Aim: Note how many lines hold "matplotlib" and report that number by itself.

Given information:
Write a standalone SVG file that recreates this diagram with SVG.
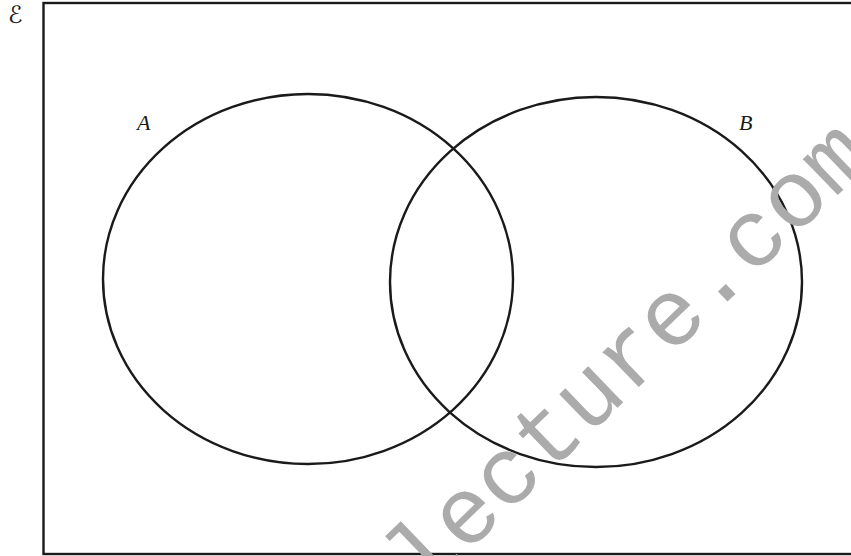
<svg xmlns="http://www.w3.org/2000/svg" width="851" height="556" viewBox="0 0 851 556">
<style>
.set{fill:none;stroke:#1a1a1a;stroke-width:2.4}
.lbl{font-family:"Liberation Serif",serif;font-style:italic;font-size:22px;fill:#1a1a1a}
.wm{font-family:"Liberation Mono",monospace;font-size:95px;fill:#ababab}
</style>
<rect width="851" height="556" fill="#ffffff"/>
<g id="universe">
<rect x="43.5" y="3" width="820" height="551" fill="none" stroke="#1a1a1a" stroke-width="2.4"/>
<text x="8" y="23" font-family="DejaVu Sans, sans-serif" font-size="24" fill="#1a1a1a">ℰ</text>
</g>
<g id="setA">
<ellipse class="set" cx="308" cy="279" rx="205" ry="185"/>
<text class="lbl" x="137" y="130">A</text>
</g>
<g id="setB">
<ellipse class="set" cx="596" cy="282" rx="206" ry="185"/>
<text class="lbl" x="739" y="130">B</text>
</g>
<g id="connectors"></g>
<text class="wm" transform="translate(260,753) rotate(-44)">mathlecture.com</text>
</svg>
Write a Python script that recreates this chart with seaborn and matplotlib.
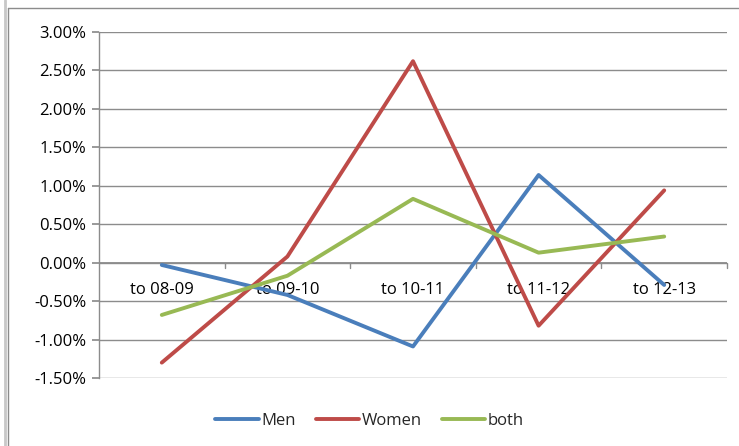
import matplotlib
matplotlib.use("Agg")
import matplotlib.pyplot as plt
import seaborn as sns
import pandas as pd
from matplotlib.lines import Line2D
from matplotlib.ticker import FuncFormatter

categories = ["to 08-09", "to 09-10", "to 10-11", "to 11-12", "to 12-13"]
men = [-0.03, -0.42, -1.09, 1.14, -0.29]
women = [-1.30, 0.08, 2.62, -0.82, 0.94]
both = [-0.68, -0.17, 0.83, 0.13, 0.34]

series_names = ["Men", "Women", "both"]
colors = ["#4A7EBB", "#BE4B48", "#98B954"]

rows = []
for name, vals in zip(series_names, [men, women, both]):
    for i, (c, v) in enumerate(zip(categories, vals)):
        rows.append({"cat": c, "pos": i, "value": v, "series": name})
df = pd.DataFrame(rows)

sns.set_theme(style="white")
plt.rcParams['font.family'] = ['Open Sans', 'DejaVu Sans']

FS = 12

fig = plt.figure(figsize=(7.39, 4.46), dpi=100)
ax = fig.add_axes([99/739, 1 - 378/446, (727-99)/739, (378-32)/446])

sns.lineplot(data=df, x="pos", y="value", hue="series", palette=colors,
             hue_order=series_names, ax=ax, linewidth=2.8, legend=False,
             sort=False, zorder=3)

ax.set_xlim(-0.5, 4.5)
ax.set_ylim(-1.5, 3.0)
ax.set_yticks([-1.5, -1.0, -0.5, 0, 0.5, 1.0, 1.5, 2.0, 2.5, 3.0])
ax.yaxis.set_major_formatter(FuncFormatter(lambda v, p: f"{v:.2f}%"))
ax.grid(axis="y", color="#8c8c8c", linewidth=1)
ax.set_axisbelow(True)
ax.set_xticks([])
ax.set_xlabel("")
ax.set_ylabel("")
for s in ["top", "right", "bottom"]:
    ax.spines[s].set_visible(False)
ax.spines["left"].set_color("#8c8c8c")
ax.spines["left"].set_linewidth(1)
ax.tick_params(axis="y", length=5, color="#8c8c8c", labelsize=FS, pad=4,
               direction="out", left=True, labelcolor="black")

# category axis at zero with tick marks between categories
ax.axhline(0, color="#8c8c8c", linewidth=1.3, zorder=2)
for b in [0.5, 1.5, 2.5, 3.5, 4.5]:
    ax.plot([b, b], [0, -0.07], color="#8c8c8c", linewidth=1, zorder=2, clip_on=False)
for i, c in enumerate(categories):
    ax.text(i, -0.36, c, ha="center", va="center", fontsize=FS, color="black", zorder=1)

handles = [Line2D([0], [0], color=col, linewidth=2.8) for col in colors]
fig.legend(handles, series_names, loc="center", bbox_to_anchor=(0.5, 1 - 421/446),
           ncol=3, frameon=False, fontsize=FS, handlelength=2.6,
           columnspacing=1.2, handletextpad=0.15)

# outer chart frame
fig.add_artist(Line2D([5/739, 5/739], [0, 1], color="#c8c8c8", linewidth=2, transform=fig.transFigure))
fig.add_artist(Line2D([7.5/739, 7.5/739], [0, 1 - 8/446], color="#8c8c8c", linewidth=1, transform=fig.transFigure))
fig.add_artist(Line2D([7.5/739, 1], [1 - 8/446, 1 - 8/446], color="#8c8c8c", linewidth=1, transform=fig.transFigure))

fig.savefig("out.png", dpi=100)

Output of the task: 6